Il poltronificio della Regione Lazio

di Clemente Pistilli

Le Province stanno sparendo, ma per chi aveva un ruolo di primo piano in quella di Roma la soluzione è già arrivata. Addio a Palazzo Valentini e nuovi prestigiosi incarichi alla Pisana. Sono tanti gli uomini che erano con Nicola Zingaretti all’interno dell’amministrazione provinciale e che hanno ottenuto dirigenze una volta che l’esponente del centrosinistra si è insediato alla Regione Lazio. E tante le poltrone affidate a colletti bianchi provenienti dal Ministero dell’economia e finanze e dal Dipartimento della funzione pubblica. Ma è possibile per un ente come quello del Lazio, dove tutto manca fuorché i debiti, fare un così massiccio ricorso agli esterni? Assolutamente no secondo la Direr Dirl Lazio, la federazione nazionale dei dirigenti e dei quadri direttivi della Regione, che insieme ai tanti che attendevano una posizione e che hanno invece visto scegliere al loro posto funzionari provenienti da altri enti ha fatto ricorso al Tar del Lazio. La richiesta fatta ai giudici è perentoria: le oltre venti dirigenze date con incarichi a tempo sono tutte da annullare.

Cercasi capi con urgenza
Era l’estate scorsa quando in Regione accelerarono le procedure per affidare dirigenze a personale esterno. Alla Pisana ritennero che gli attuali 160 dirigenti del Lazio non fossero sufficienti, che i funzionari da anni al lavoro in Regione non potessero assumere incarichi superiori e partirono i bandi per cercare uomini da inserire in ruoli chiave. Ricerche e scelte compiute nell’arco di dieci giorni, con una spesa stimata di circa 200 mila euro annui a dirigente, per un totale di circa 5 milioni di euro l’anno. Selezioni senza alcuna comparazione.

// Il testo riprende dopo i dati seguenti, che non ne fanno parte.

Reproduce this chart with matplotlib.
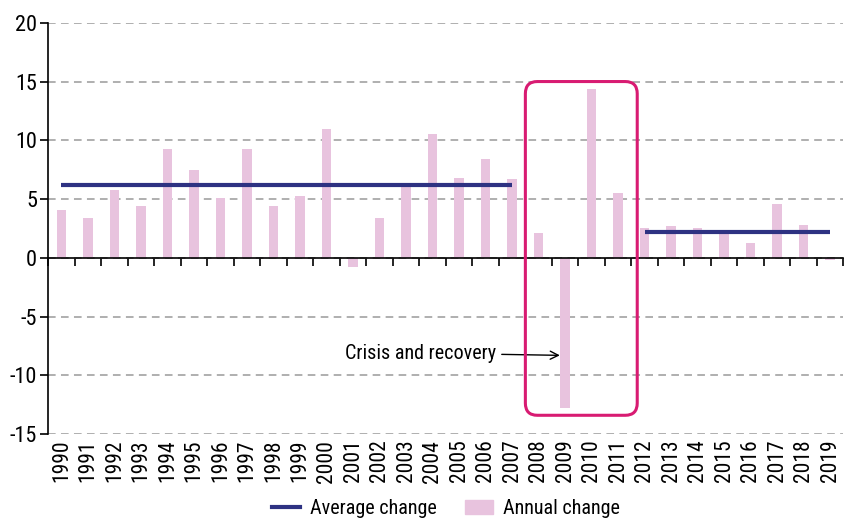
import matplotlib
matplotlib.use('Agg')
import matplotlib.pyplot as plt
from matplotlib import font_manager
from matplotlib.patches import FancyBboxPatch, Patch
from matplotlib.lines import Line2D
import numpy as np

years = list(range(1990, 2020))
annual_change = [4.1, 3.4, 5.8, 4.4, 9.3, 7.5, 5.1, 9.3, 4.4, 5.3,
                 11.0, -0.8, 3.4, 6.1, 10.5, 6.8, 8.4, 6.7, 2.1, -12.8,
                 14.4, 5.5, 2.5, 2.7, 2.5, 2.2, 1.3, 4.6, 2.8, -0.2]
# average change per period (first year, last year, value)
avg_periods = [(1990, 2007, 6.2), (2012, 2019, 2.2)]
crisis_years = (2008, 2011)

bar_color = '#e8c3de'
line_color = '#2e3282'
box_color = '#d81b72'

# pick a narrow font if one is around
installed = {f.name for f in font_manager.fontManager.ttflist}
narrow = [f for f in ['Roboto Condensed', 'Liberation Sans Narrow', 'DejaVu Sans Condensed',
                      'Open Sans Condensed', 'Arial Narrow', 'Roboto'] if f in installed]
plt.rcParams['font.family'] = narrow[:1] + ['DejaVu Sans']
plt.rcParams['axes.unicode_minus'] = False

fig, ax = plt.subplots(figsize=(8.46, 5.18), dpi=100)
fig.subplots_adjust(left=0.057, right=0.997, top=0.956, bottom=0.162)

x = np.arange(len(years))
ax.bar(x, annual_change, width=0.36, color=bar_color, zorder=2)

for y0, y1, v in avg_periods:
    ax.hlines(v, years.index(y0), years.index(y1), color=line_color, lw=3, zorder=3)

ax.set_xlim(-0.5, len(years) - 0.5)
ax.set_ylim(-15, 20)
ax.set_yticks(np.arange(-15, 21, 5))
ax.tick_params(axis='y', labelsize=16, length=6, width=1.2, pad=2)
ax.yaxis.grid(True, linestyle=(0, (5, 3.5)), color='#9a9a9a', lw=1.1, zorder=0)

for s in ['top', 'right']:
    ax.spines[s].set_visible(False)
ax.spines['left'].set_linewidth(1.2)
ax.spines['bottom'].set_position(('data', 0))
ax.spines['bottom'].set_linewidth(1.2)
ax.spines['bottom'].set_zorder(4)
ax.set_xticks(np.arange(len(years) + 1) - 0.5)
ax.tick_params(axis='x', direction='out', length=6, width=1.2, labelbottom=False)

sec = ax.secondary_xaxis('bottom')
sec.set_xticks(x)
sec.set_xticklabels([str(y) for y in years], rotation=90)
sec.tick_params(length=0, labelsize=15.5, pad=4)
sec.spines['bottom'].set_visible(False)

# crisis highlight box
i0 = years.index(crisis_years[0])
i1 = years.index(crisis_years[1])
bx0, bx1 = i0 - 0.5, i1 + 0.72
by0, by1 = -13.4, 15.0
box = FancyBboxPatch((bx0, by0), bx1 - bx0, by1 - by0,
                     boxstyle='round,pad=0,rounding_size=0.45',
                     mutation_aspect=2.3, fill=False, ec=box_color, lw=2.2, zorder=5)
ax.add_patch(box)

ax.annotate('Crisis and recovery', xy=(years.index(2009) - 0.2, -8.3),
            xytext=(years.index(2006) + 0.4, -8.1), fontsize=14.5,
            ha='right', va='center',
            arrowprops=dict(arrowstyle='->', color='black', lw=1.0,
                            shrinkA=2, shrinkB=0))

handles = [Line2D([0], [0], color=line_color, lw=3),
           Patch(color=bar_color)]
fig.legend(handles, ['Average change', 'Annual change'], loc='center',
           bbox_to_anchor=(0.527, 0.018), ncol=2, frameon=False, fontsize=14.5,
           handlelength=1.4, columnspacing=1.4, handletextpad=0.5)

plt.savefig('out.png', dpi=100)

Non servì altro per mandare su tutte le furie gli esponenti del Movimento5Stelle, che presentarono un esposto e fecero aprire un’indagine alla Corte dei Conti, sostenendo che era stato abbondantemente superato il limite degli incarichi che per legge è possibile affidare e che quel fiume di denaro per i nuovi dirigenti non era altro che uno sperpero di denaro pubblico.

Il sindacato dice no
A dare battaglia sulla distribuzione di poltrone, fin dall’inizio, è stato poi il sindacato dei dirigenti regionali, tramite il segretario Roberta Bernardeschi, che per problemi analoghi aveva mosso in passato numerose critiche alla giunta Polverini. Ora la Direr Dirl Lazio ha chiesto l’intervento del Tar. “La riorganizzazione dell’amministrazione così come è stata compiuta – ci ha dichiarato la segretaria Berbardeschi – non è altro che un modo per moltiplicare poltrone. Le aree sono state spezzettate e decuplicate, rendendo necessari altri dirigenti e arrivando al punto che non si sa più chi fa cosa. A nostro avviso – ha proseguito – sarebbe stato sufficiente e sicuramente più economico affidare incarichi ai quadri interni, magari con delle graduatorie a rotazione. Tra l’altro le procedure sono state seguite tutte dal segretario generale, che è un fiduciario politico. Senza contare che agli esterni sono stati dati tutti gli incarichi nei settori chiave. Per non parlare delle incompatibilità piuttosto evidenti”. Al Tar di Roma è stato chiesto di annullare tutti gli atti relativi alle dirigenze date a 22 esterni. E con una memoria integrativa verrà ora chiesto di annullarne altre appena concesse.

Nicola tira dritto
Zingaretti non sembra però preoccupato né delle indagini né del ricorso. Gli incarichi esterni vengono definiti dall’ufficio stampa della presidenza “un investimento per valorizzare la pubblica amministrazione regionale, fatto secondo legge e che rivendichiamo. La macchina regionale ha avuto evidenti problemi in questi anni: per questo, oltre alla valorizzazione delle risorse interne e ai tagli di 8 direzioni regionali, abbiamo ritenuto di scegliere all’esterno tra i migliori dirigenti che ci sono in Italia e portarli all’interno della struttura regionale”. Sui “generali” insomma sembra proprio che il Lazio non possa tagliare.